People who would like there to be less poison in the ecosystem have been getting very flattering labels ever since they started. the woke/unwoke thing is just the newest incremental.
[0] https://en.wikipedia.org/wiki/Turbo_cancer
[0] https://en.wikipedia.org/wiki/Turbo_cancer
That's sadly the path the world is heading to. The (far-)right has managed to tie virtually every major policy debate into "culture war" questions.
Of course there are plenty of commercial bike lubes that come with Teflon aka PTFE mixed in.
Completely unnecessary, there's a movement to move towards simple paraffin or natural waxes in the cycling community. In fact, wax wears chain less via less contamination and is vastly more efficient than many of the teflon drip lubes.
https://zerofrictioncycling.com.au/lubetesting/
It's also an issue with cans. https://www.ewg.org/news-insights/news/bpa-update-tracking-c...
If you want to be safer rather than sorry, it seems best to opt for the glass option. Although, they are becoming rarer and rarer.

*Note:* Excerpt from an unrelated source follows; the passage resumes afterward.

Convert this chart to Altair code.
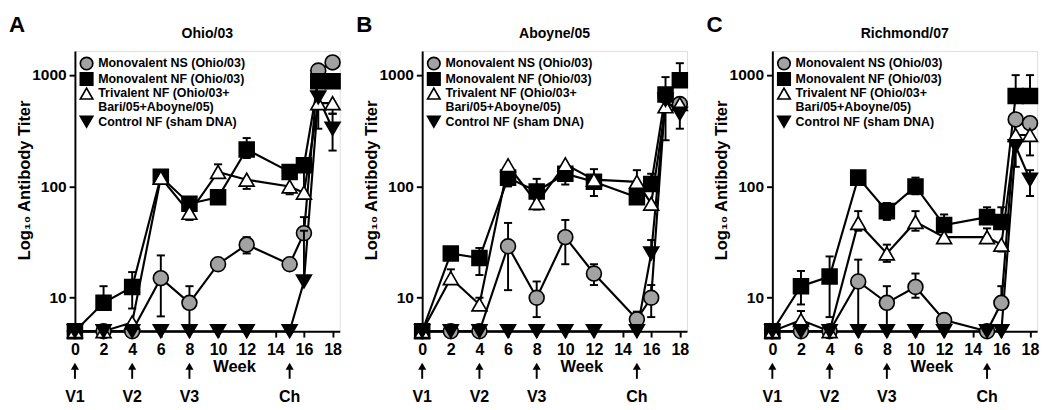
import altair as alt
import pandas as pd

# ---------------- data ----------------
WEEKS = [0, 2, 4, 6, 8, 10, 12, 15, 16, 17, 18]

SERIES = ["Monovalent NS (Ohio/03)", "Monovalent NF (Ohio/03)",
          "Trivalent NF (Ohio/03+Bari/05+Aboyne/05)", "Control NF (sham DNA)"]

# Panel A : Ohio/03
OH_NS = [5, 5, 5, 15, 9, 20, 30, 20, 38, 1100, 1300]
OH_NS_HI = [None, None, None, 24, 12.7, None, 35, None, 53, None, None]
OH_NS_LO = [None, None, None, 6.8, 5, None, 25, None, None, None, None]
OH_NF = [5, 9, 12.5, 122, 70, 80, 215, 135, 155, 880, 880]
OH_NF_HI = [None, 12.7, 17, 140, None, None, 272, 150, None, None, None]
OH_NF_LO = [None, None, 8, None, None, None, 180, None, None, None, None]
OH_TRI = [5, 5, 6, 120, 58, 135, 115, 100, 88, 560, 560]
OH_TRI_HI = [None, None, None, None, None, 158, None, None, 150, None, None]
OH_TRI_LO = [None, None, None, None, 50, None, 95, 85, None, 330, 450]
OH_CTL = [5, 5, 5, 5, 5, 5, 5, 5, 14, 630, 330]
OH_CTL_HI = [None, None, None, None, None, None, None, None, 40, None, 450]
OH_CTL_LO = [None, None, None, None, None, None, None, None, None, None, 210]

# Panel B : Aboyne/05
AB_NS = [5, 5, 5, 29, 10, 35, 16.5, 6.4, 10, 650, 550]
AB_NS_HI = [None, None, None, 47, 14, 50, 20, 7.5, 13, None, None]
AB_NS_LO = [None, None, None, 11.7, 6.7, 20, 13, None, 6.7, None, None]
AB_NF = [5, 25, 22.7, 120, 90, 130, 110, 80, 105, 670, 900]
AB_NF_HI = [None, 28, 28, None, 117, None, 143, None, 130, 960, 1280]
AB_NF_LO = [None, None, 16, 100, None, 104, 82, None, None, None, None]
AB_TRI = [5, 15, 8.7, 155, 71, 158, 115, 110, 70, 525, 550]
AB_TRI_HI = [None, 18, 10, None, None, None, None, 140, None, None, None]
AB_TRI_LO = [None, None, None, None, 62, None, None, None, None, 260, None]
AB_CTL = [5, 5, 5, 5, 5, 5, 5, 5, 25, 600, 450]
AB_CTL_HI = [None, None, None, None, None, None, None, None, 33, None, None]
AB_CTL_LO = [None, None, None, None, None, None, None, None, None, None, 330]

# Panel C : Richmond/07
RI_NS = [5, 5, 5, 14, 9, 12.5, 6.3, 5, 9, 400, 370]
RI_NS_HI = [None, None, None, 22, 12.7, 16.5, 7, None, 12.7, None, None]
RI_NS_LO = [None, None, None, 5, 5, 10, None, None, None, None, None]
RI_NF = [5, 12.7, 15.5, 120, 60, 100, 45, 53, 48, 650, 650]
RI_NF_HI = [None, 17.4, 23.5, 135, 71, 120, 56, 65, 65, 1000, 1000]
RI_NF_LO = [None, 8.7, 6.7, None, 50, 85, None, None, None, None, None]
RI_TRI = [5, 6.3, 5, 47, 25, 48, 35, 35, 30, 290, 290]
RI_TRI_HI = [None, 7.6, None, 60, 30, 60, None, 42, None, None, None]
RI_TRI_LO = [None, None, None, 40, 21, 40, 31, 31, 26, 150, 190]
RI_CTL = [5, 5, 5, 5, 5, 5, 5, 5, 5, 230, 115]
RI_CTL_HI = [None, None, None, None, None, None, None, None, None, None, 140]
RI_CTL_LO = [None, None, None, None, None, None, None, None, None, None, 82]

ARROW_WEEKS = [0, 4, 8, 15]
ARROW_LABELS = ["V1", "V2", "V3", "Ch"]

X_TICKS = [0, 2, 4, 6, 8, 10, 12, 14, 16, 18]
Y_TICKS = [10, 100, 1000]

LEGEND_LINES = ["Monovalent NS (Ohio/03)", "Monovalent NF (Ohio/03)",
                "Trivalent NF (Ohio/03+", "Bari/05+Aboyne/05)",
                "Control NF (sham DNA)"]

PANELS = [
    ("A", "Ohio/03", [(OH_NS, OH_NS_LO, OH_NS_HI), (OH_NF, OH_NF_LO, OH_NF_HI),
                      (OH_TRI, OH_TRI_LO, OH_TRI_HI), (OH_CTL, OH_CTL_LO, OH_CTL_HI)]),
    ("B", "Aboyne/05", [(AB_NS, AB_NS_LO, AB_NS_HI), (AB_NF, AB_NF_LO, AB_NF_HI),
                        (AB_TRI, AB_TRI_LO, AB_TRI_HI), (AB_CTL, AB_CTL_LO, AB_CTL_HI)]),
    ("C", "Richmond/07", [(RI_NS, RI_NS_LO, RI_NS_HI), (RI_NF, RI_NF_LO, RI_NF_HI),
                          (RI_TRI, RI_TRI_LO, RI_TRI_HI), (RI_CTL, RI_CTL_LO, RI_CTL_HI)]),
]

# ---------------- style ----------------
FONT = "Liberation Sans"
W, H = 273, 289
XDOM = [0, 18.5]
YDOM = [5, 1650]
GRAY = "#a2a2a2"
STYLES = [("circle", GRAY), ("square", "black"), ("triangle-up", "white"), ("triangle-down", "black")]

x_axis = alt.Axis(values=X_TICKS, format="d", title="Week", titleFontSize=17,
                  titleFontWeight="bold", titleX=164, titleY=37, titleBaseline="middle",
                  labelFontSize=16.5, labelFontWeight="bold", labelPadding=5, labelFlush=False,
                  labelOverlap=False, tickSize=6, tickWidth=2, domainWidth=2,
                  domainColor="black", tickColor="black", labelColor="black",
                  titleColor="black", grid=False, labelFont=FONT, titleFont=FONT)
y_axis = alt.Axis(values=Y_TICKS, format="d", title="Log₁₀ Antibody Titer", titleFontSize=17,
                  titleFontWeight="bold", titleX=-52, titleY=133, titleBaseline="middle",
                  labelFontSize=16, labelFontWeight="bold", labelPadding=3, labelFlush=False,
                  tickSize=6, tickWidth=2, domainWidth=2, domainColor="black",
                  tickColor="black", labelColor="black", titleColor="black", grid=False,
                  labelFont=FONT, titleFont=FONT)


def xenc(field="week"):
    return alt.X(f"{field}:Q", scale=alt.Scale(domain=XDOM, nice=False, zero=False), axis=x_axis)


def yenc(field="value"):
    return alt.Y(f"{field}:Q", scale=alt.Scale(type="log", domain=YDOM, nice=False), axis=y_axis)


def text_layer(txt, x, y, size, align="left", baseline="middle"):
    return alt.Chart(pd.DataFrame({"t": [txt]})).mark_text(
        font=FONT, fontSize=size, fontWeight="bold", color="black",
        align=align, baseline=baseline).encode(x=alt.value(x), y=alt.value(y), text="t:N")


def panel(letter, name, series):
    rows = []
    for k, (vals, lo, hi) in enumerate(series):
        for i, wk in enumerate(WEEKS):
            v = vals[i]
            l = lo[i] if lo[i] is not None else v
            h = hi[i] if hi[i] is not None else v
            rows.append({"series": k, "week": wk, "value": v, "lo": l, "hi": h,
                         "has_err": (lo[i] is not None) or (hi[i] is not None),
                         "has_lo": lo[i] is not None, "has_hi": hi[i] is not None})
    df = pd.DataFrame(rows)
    layers = []
    # connecting lines
    layers.append(alt.Chart(df).mark_line(color="black", strokeWidth=2.2).encode(
        x=xenc(), y=yenc(), detail="series:N", order="week:Q"))
    for k, (shape, fill) in enumerate(STYLES):
        sub = df[df.series == k]
        err = sub[sub.has_err]
        if len(err):
            layers.append(alt.Chart(err).mark_rule(color="black", strokeWidth=2).encode(
                x=xenc(), y=yenc("lo"), y2="hi:Q"))
        hi_d = sub[sub.has_hi]
        if len(hi_d):
            layers.append(alt.Chart(hi_d).mark_point(shape="M-1,0L1,0", size=70, filled=False,
                                                      stroke="black", strokeWidth=2, opacity=1).encode(
                x=xenc(), y=yenc("hi")))
        lo_d = sub[sub.has_lo]
        if len(lo_d):
            layers.append(alt.Chart(lo_d).mark_point(shape="M-1,0L1,0", size=70, filled=False,
                                                      stroke="black", strokeWidth=2, opacity=1).encode(
                x=xenc(), y=yenc("lo")))
        layers.append(alt.Chart(sub).mark_point(shape=shape, size=235, filled=True, fill=fill,
                                                stroke="black", strokeWidth=1.7, opacity=1).encode(
            x=xenc(), y=yenc()))

    # vaccination / challenge arrows
    adf = pd.DataFrame({"week": ARROW_WEEKS, "label": ARROW_LABELS})
    layers.append(alt.Chart(adf).mark_rule(color="black", strokeWidth=2).encode(
        x=xenc(), y=alt.value(326), y2=alt.value(338)))
    layers.append(alt.Chart(adf).mark_point(shape="triangle-up", size=70, filled=True,
                                            color="black", opacity=1).encode(
        x=xenc(), y=alt.value(325)))
    layers.append(alt.Chart(adf).mark_text(font=FONT, fontSize=16.5, fontWeight="bold",
                                           color="black", baseline="middle").encode(
        x=xenc(), y=alt.value(357), text="label:N"))

    # legend drawn by hand
    leg_y = [13, 29, 44, 58, 73]
    sym_rows = [(0, 0), (1, 1), (2, 2), (4, 3)]
    for row, k in sym_rows:
        shape, fill = STYLES[k]
        layers.append(alt.Chart(pd.DataFrame({"d": [0]})).mark_point(
            shape=shape, size=165, filled=True, fill=fill, stroke="black",
            strokeWidth=1.7, opacity=1).encode(x=alt.value(12), y=alt.value(leg_y[row])))
    for row, line in enumerate(LEGEND_LINES):
        layers.append(text_layer(line, 24, leg_y[row], 12.8))

    # panel title and letter
    layers.append(text_layer(name, W / 2, -17, 14.5, align="center"))
    layers.append(text_layer(letter, -68, -37, 23, baseline="top"))

    return alt.layer(*layers).properties(width=W, height=H)


pA, pB, pC = [panel(l, n, s) for l, n, s in PANELS]
chart = alt.hconcat(alt.hconcat(pA, pB, spacing=11), pC, spacing=14).properties(
    padding={"left": 0, "top": 0, "right": 0, "bottom": 0}
).configure_view(stroke=None).configure(font=FONT)

chart.save("out.html", embed_options={"renderer": "svg", "actions": False})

Even if it's not PFAS, plastic bottles often release different chemicals, especially when sour, heated, and stored for a long time.
It's also found in human mothers' breast milk when nursing.
It's teflon, etc. and it is never ever going away, we've made the planet toxic, forget global-warming/climate-change, this is going to take us out even sooner.
Elsewhere in the thread people mention bike chains but that pales skiers have been putting telfon on their skis to go faster/easier for decades now and all that stays on the snow and then melts into the water/ground forever.
https://www.smithsonianmag.com/smart-news/freshwater-fish-co...
https://www.bbc.com/news/science-environment-62391069
Look at pubchem.
Does this mean if the product is produced outside the US and imported it could still be permitted?
https://www.fda.gov/news-events/press-announcements/fda-anno...
We already do this with medicine, but we seem to have nearly zero concern about foods, the vast majority of what flows through our bodies to (hopefully) provide nourishment.